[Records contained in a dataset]
>>>>>
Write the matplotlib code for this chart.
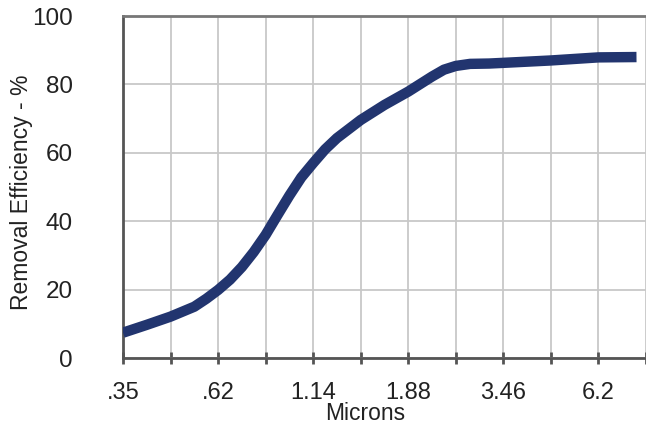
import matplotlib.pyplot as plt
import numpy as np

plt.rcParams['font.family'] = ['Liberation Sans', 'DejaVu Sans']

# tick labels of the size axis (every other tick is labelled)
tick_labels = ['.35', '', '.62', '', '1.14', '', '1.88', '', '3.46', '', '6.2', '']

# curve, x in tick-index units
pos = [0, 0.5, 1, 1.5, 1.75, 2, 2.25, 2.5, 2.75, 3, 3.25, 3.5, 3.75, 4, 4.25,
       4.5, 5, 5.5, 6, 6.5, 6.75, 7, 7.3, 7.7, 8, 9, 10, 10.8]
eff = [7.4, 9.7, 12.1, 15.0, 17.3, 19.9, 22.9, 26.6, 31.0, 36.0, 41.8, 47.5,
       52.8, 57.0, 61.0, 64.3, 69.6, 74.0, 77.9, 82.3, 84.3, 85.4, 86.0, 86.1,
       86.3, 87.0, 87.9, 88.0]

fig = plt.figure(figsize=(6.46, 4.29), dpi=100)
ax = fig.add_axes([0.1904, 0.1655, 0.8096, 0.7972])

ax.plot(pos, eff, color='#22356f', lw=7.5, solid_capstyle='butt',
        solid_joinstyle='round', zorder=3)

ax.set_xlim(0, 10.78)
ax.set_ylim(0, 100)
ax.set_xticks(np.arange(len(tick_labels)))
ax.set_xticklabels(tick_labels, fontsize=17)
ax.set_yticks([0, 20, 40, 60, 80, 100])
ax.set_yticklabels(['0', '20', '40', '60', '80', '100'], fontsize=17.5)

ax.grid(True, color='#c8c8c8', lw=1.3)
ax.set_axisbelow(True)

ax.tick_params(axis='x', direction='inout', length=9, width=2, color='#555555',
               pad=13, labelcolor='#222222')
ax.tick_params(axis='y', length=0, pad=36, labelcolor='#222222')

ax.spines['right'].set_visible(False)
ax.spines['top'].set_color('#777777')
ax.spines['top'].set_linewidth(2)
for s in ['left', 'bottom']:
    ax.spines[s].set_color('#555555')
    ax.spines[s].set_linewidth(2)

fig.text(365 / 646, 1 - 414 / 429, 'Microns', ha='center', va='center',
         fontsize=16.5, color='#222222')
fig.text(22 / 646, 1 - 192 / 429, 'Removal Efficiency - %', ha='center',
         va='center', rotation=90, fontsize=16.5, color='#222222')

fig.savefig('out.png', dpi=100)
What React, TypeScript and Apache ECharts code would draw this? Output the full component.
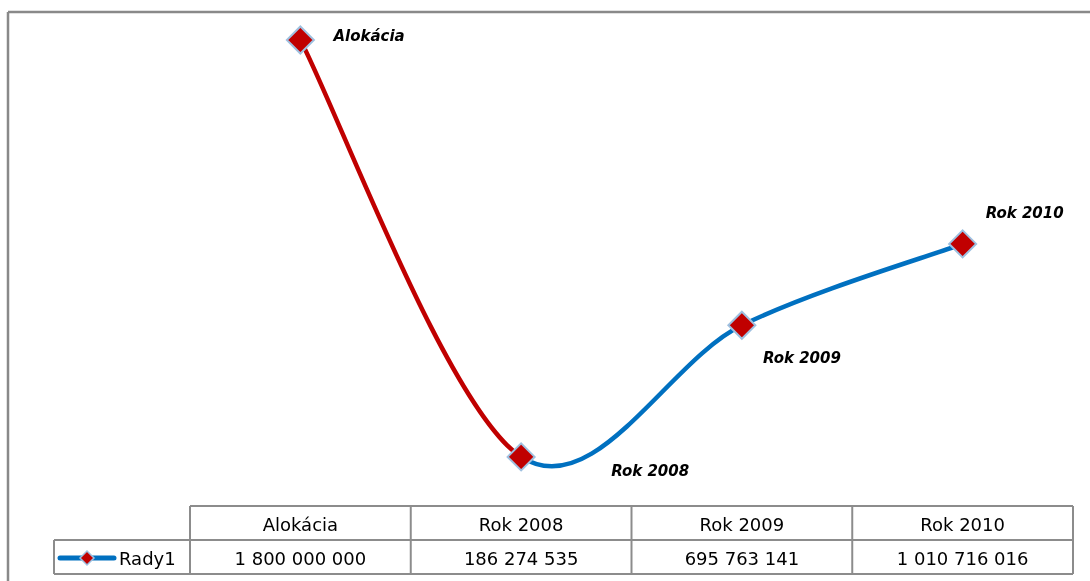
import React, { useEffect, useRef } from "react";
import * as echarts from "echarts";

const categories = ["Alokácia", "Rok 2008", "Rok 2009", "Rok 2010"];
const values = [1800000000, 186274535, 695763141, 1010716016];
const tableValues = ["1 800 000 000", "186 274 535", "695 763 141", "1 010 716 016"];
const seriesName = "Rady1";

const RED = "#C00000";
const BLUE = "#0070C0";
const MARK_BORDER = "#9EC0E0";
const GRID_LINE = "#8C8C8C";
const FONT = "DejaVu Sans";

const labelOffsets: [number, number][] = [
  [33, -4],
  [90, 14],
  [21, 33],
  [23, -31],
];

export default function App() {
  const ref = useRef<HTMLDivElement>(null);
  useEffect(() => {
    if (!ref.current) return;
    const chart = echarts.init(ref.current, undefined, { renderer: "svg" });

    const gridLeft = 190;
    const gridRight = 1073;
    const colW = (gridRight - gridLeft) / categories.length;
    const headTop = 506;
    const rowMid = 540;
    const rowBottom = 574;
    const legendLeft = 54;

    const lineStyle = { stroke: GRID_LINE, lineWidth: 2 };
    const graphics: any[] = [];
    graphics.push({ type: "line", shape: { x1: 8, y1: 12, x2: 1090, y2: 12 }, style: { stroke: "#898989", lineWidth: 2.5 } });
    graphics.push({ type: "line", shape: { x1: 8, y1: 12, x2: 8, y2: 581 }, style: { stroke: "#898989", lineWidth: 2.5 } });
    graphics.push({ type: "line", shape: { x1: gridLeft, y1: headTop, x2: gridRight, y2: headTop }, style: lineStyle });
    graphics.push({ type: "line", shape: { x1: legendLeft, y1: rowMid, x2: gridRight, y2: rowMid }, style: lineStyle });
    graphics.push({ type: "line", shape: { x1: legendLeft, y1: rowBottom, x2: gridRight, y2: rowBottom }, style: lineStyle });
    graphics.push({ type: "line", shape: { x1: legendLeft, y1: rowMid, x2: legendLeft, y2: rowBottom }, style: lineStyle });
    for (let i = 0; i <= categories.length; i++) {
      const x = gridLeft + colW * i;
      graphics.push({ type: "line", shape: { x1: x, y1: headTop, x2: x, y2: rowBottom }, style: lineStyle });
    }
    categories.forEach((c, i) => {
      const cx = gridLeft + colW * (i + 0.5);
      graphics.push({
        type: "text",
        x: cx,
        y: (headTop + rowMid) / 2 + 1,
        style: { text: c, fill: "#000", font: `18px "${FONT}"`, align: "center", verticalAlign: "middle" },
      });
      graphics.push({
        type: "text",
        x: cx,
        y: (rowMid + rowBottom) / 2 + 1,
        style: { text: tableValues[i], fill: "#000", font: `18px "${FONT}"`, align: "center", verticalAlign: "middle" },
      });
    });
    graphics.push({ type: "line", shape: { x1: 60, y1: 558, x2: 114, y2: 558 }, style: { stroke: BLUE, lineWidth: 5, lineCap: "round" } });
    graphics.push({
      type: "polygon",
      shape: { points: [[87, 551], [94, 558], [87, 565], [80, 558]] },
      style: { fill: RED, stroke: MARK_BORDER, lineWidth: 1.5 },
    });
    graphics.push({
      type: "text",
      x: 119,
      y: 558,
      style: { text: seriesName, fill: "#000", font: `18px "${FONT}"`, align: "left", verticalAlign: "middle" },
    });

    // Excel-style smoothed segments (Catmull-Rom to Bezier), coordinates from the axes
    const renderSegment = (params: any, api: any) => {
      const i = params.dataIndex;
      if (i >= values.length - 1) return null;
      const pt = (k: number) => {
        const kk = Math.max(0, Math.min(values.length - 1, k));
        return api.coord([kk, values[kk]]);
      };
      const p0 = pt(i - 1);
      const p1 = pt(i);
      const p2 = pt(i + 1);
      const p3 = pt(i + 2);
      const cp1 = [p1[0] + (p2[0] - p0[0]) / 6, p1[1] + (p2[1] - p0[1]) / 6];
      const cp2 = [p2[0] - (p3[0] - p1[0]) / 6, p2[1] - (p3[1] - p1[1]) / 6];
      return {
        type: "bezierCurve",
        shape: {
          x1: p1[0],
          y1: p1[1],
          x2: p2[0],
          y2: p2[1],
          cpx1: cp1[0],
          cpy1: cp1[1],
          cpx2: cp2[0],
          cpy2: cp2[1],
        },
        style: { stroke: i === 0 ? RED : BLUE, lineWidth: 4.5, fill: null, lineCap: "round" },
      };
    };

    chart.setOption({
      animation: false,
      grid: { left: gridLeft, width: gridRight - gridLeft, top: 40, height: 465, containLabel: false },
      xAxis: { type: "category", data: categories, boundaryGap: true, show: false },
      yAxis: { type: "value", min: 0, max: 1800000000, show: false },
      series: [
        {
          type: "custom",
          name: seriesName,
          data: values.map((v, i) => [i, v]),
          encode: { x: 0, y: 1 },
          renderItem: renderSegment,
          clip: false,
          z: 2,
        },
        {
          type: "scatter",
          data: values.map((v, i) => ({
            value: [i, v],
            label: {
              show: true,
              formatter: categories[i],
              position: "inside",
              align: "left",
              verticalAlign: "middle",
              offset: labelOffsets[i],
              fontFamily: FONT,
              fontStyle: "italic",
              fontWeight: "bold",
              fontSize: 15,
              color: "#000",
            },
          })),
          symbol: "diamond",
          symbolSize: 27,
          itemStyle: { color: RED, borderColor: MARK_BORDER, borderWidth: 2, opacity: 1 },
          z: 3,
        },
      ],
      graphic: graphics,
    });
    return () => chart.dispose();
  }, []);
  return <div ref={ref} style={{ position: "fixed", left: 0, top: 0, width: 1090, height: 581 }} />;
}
<<<<<
Goal >>
Start at the first line of the records and write out everything up to and including the line containing "ax = fig.add_axes([0.1904, 0.1655, 0.8096, 0.7972])". No pictures.

Final result >>
Write the matplotlib code for this chart.
import matplotlib.pyplot as plt
import numpy as np

plt.rcParams['font.family'] = ['Liberation Sans', 'DejaVu Sans']

# tick labels of the size axis (every other tick is labelled)
tick_labels = ['.35', '', '.62', '', '1.14', '', '1.88', '', '3.46', '', '6.2', '']

# curve, x in tick-index units
pos = [0, 0.5, 1, 1.5, 1.75, 2, 2.25, 2.5, 2.75, 3, 3.25, 3.5, 3.75, 4, 4.25,
       4.5, 5, 5.5, 6, 6.5, 6.75, 7, 7.3, 7.7, 8, 9, 10, 10.8]
eff = [7.4, 9.7, 12.1, 15.0, 17.3, 19.9, 22.9, 26.6, 31.0, 36.0, 41.8, 47.5,
       52.8, 57.0, 61.0, 64.3, 69.6, 74.0, 77.9, 82.3, 84.3, 85.4, 86.0, 86.1,
       86.3, 87.0, 87.9, 88.0]

fig = plt.figure(figsize=(6.46, 4.29), dpi=100)
ax = fig.add_axes([0.1904, 0.1655, 0.8096, 0.7972])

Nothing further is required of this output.